Let me start by lauding my dentist's office, which over 30 years now, has kept me waiting for an aggregate amount of time of maybe 10 minutes. Yes, that's not a fantasy folks. I think once in maybe a 150 or so appointments, I was kept waiting once -- for maybe 10 minutes. And they were extremely apologetic about it. This is a busy office with four dentists, several hygienists, and a great reputation. If I'm running even five minutes late, I call and apologize, too. They respect my time; I respect theirs. If they can do it, the rest of the world can, too. They knew how to keep the trains running on time, and they even planned for emergency visits.

Once, after waiting an hour for a doctor, I threw a hissy fit in the office and loudly announced I was going to bill them an hour for my time. People in the waiting room looked blankly at me.

I have never learned patience when it comes to somebody wasting my time on line. Today, we wait, wait, wait and this is lost time we're never going to get back, and yeah, I've read a lot of good books waiting on line. Still...
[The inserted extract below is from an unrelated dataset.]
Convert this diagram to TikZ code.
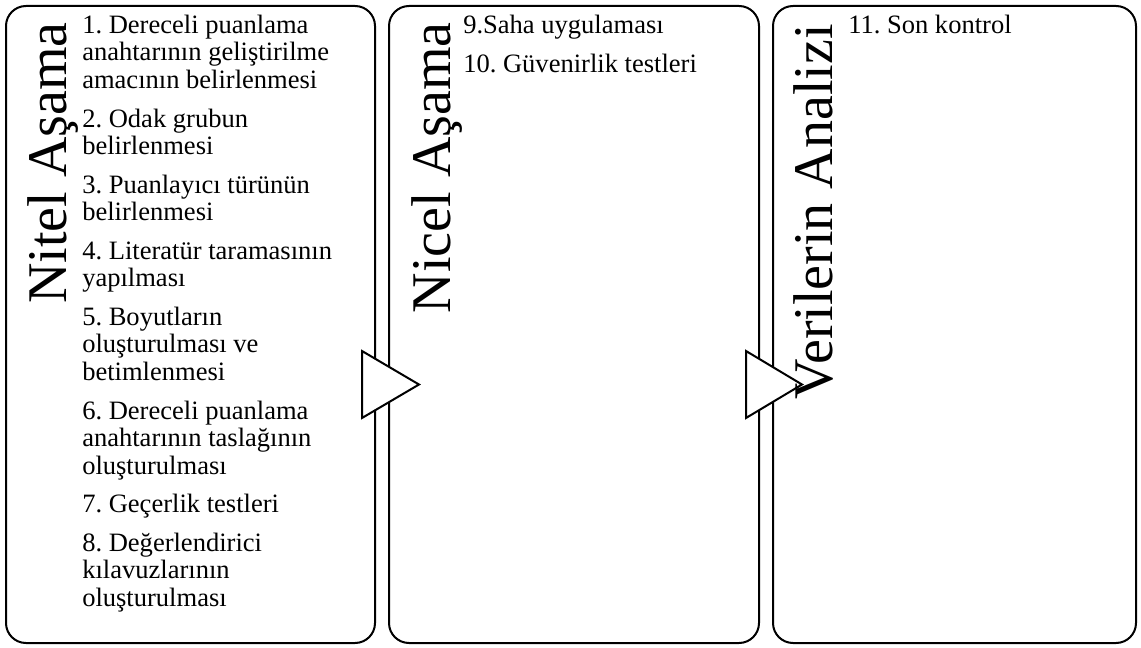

I think the three obscure scientists who invented the speaker phone (its origins are unclear, however) should probably be awarded the Nobel Peace Prize. Whenever I'm on hold, I'm on speaker, and I can actually do some other mindless task while I'm waiting for an actual human voice to pick up. Truthfully, this has saved me from going berserk, or at least breaking another handset, on more than one occasion.
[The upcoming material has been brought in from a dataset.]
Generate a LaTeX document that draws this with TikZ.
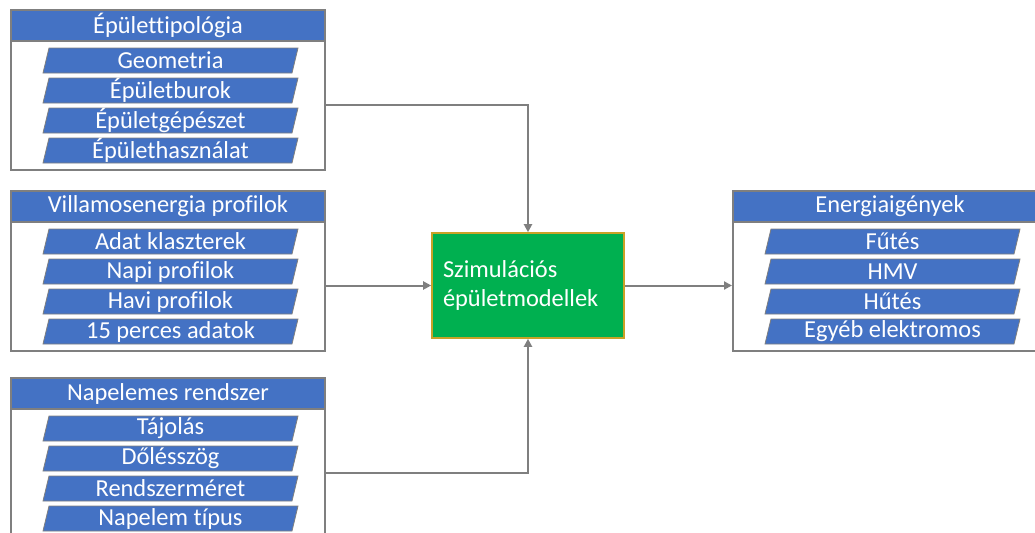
\documentclass[tikz,border=0pt]{standalone}
\usepackage{fontspec}
\setmainfont{Carlito}[Ligatures=NoCommon]
\usetikzlibrary{arrows.meta,calc}
\definecolor{kblue}{HTML}{4472C4}
\definecolor{kgray}{HTML}{7F7F7F}
\definecolor{kgreen}{HTML}{00B050}
\definecolor{kgold}{HTML}{C9A227}
\tikzset{
  frm/.style={draw=kgray,line width=1pt,minimum width=157pt,minimum height=80pt,anchor=north west,inner sep=0pt},
  hdr/.style={draw=kgray,fill=kblue,line width=1pt,minimum width=157pt,minimum height=15.5pt,anchor=north west,inner sep=0pt,text=white},
  itm/.style={draw=kgray,fill=kblue,line width=0.4pt},
  itmtxt/.style={text=white,inner sep=0pt},
  sim/.style={draw=kgold,fill=kgreen,line width=0.8pt,text=white,align=left,text width=85pt,inner xsep=5.5pt,minimum height=52.5pt},
  conn/.style={draw=kgray,line width=1pt,-{Triangle[length=4pt,width=4pt]}}
}
\begin{document}
\begin{tikzpicture}[x=0.5pt,y=-0.5pt,font=\fontsize{12.2}{14.6}\selectfont]
\useasboundingbox (0,0) rectangle (1035,532);
\foreach \bn/\bx/\by/\btl/\blst in {typ/10/9/{Épülettipológia}/{Geometria,Épületburok,Épületgépészet,Épülethasználat},
  vill/10/190/{Villamosenergia profilok}/{Adat klaszterek,Napi profilok,Havi profilok,15 perces adatok},
  pv/10/377/{Napelemes rendszer}/{Tájolás,Dőlésszög,Rendszerméret,Napelem típus},
  ener/732/190/{Energiaigények}/{Fűtés,HMV,Hűtés,Egyéb elektromos}}{
  \node[frm](\bn) at (\bx,\by){};
  \node[hdr](\bn t) at (\bx,\by){\btl};
  \foreach \ilb [count=\ky from 0] in \blst {
    \pgfmathsetmacro{\kyt}{\by+39+\ky*30}
    \draw[itm](\bx+33,\kyt+25)--(\bx+39,\kyt)--(\bx+288,\kyt)--(\bx+282,\kyt+25)--cycle;
    \node[itmtxt](\bn\ky) at (\bx+160.5,\kyt+12.5){\ilb};
  }
}
\node[sim](sim) at (528,285.5){Szimulációs\\épületmodellek};
\draw[conn]($(typ.east)+(0,15)$)-|(sim.north);
\draw[conn](vill.east|-sim.west)--(sim.west);
\draw[conn]($(pv.east)+(0,15)$)-|(sim.south);
\draw[conn](sim.east)--(sim.east-|ener.west);
\end{tikzpicture}
\end{document}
About the only think I don't mind waiting for any more is getting on an airplane that I'm about to jump out of. I know, it's weird and I'm a bit wacko. But at least I don't have to take off my sneakers and wait on a security line where somebody is going to profile me, frisk me, put me in some metal detection chamber, and then make me feel like I should thank him for allowing me to board.

1 comment:

  1. What I find interesting is how different cultures deal with "queuing up". . . the first time I even heard the word "queue" was when I went to England. I was waiting for the bus with about 7 people. I was in no hurry, but when the bus came, I walked toward the door and someone asked me to (please) get in the queue. I sheepishly went to the end of the line. Then, years later, in China, I was waiting to board a plane in Beijing. My seat was toward the front of the plane, so I expected a bit of a wait while they boarded the plane back to front. However, as soon as the flight was announced every passenger started pushing their way to the front -- not of the line, of course, but just forward.

    I find that the older I get, the more patient I am, and thank god for Kindle. I never thought I would be able to read anything other than a book, but now I have even adapted to reading on my iPhone, which has a Kindle app.

    And I don't think it's weird at all, Doug, that you don't mind waiting get on a plane you'll jump from -- it must be nice to enjoy the anticipation of doing something you love so much.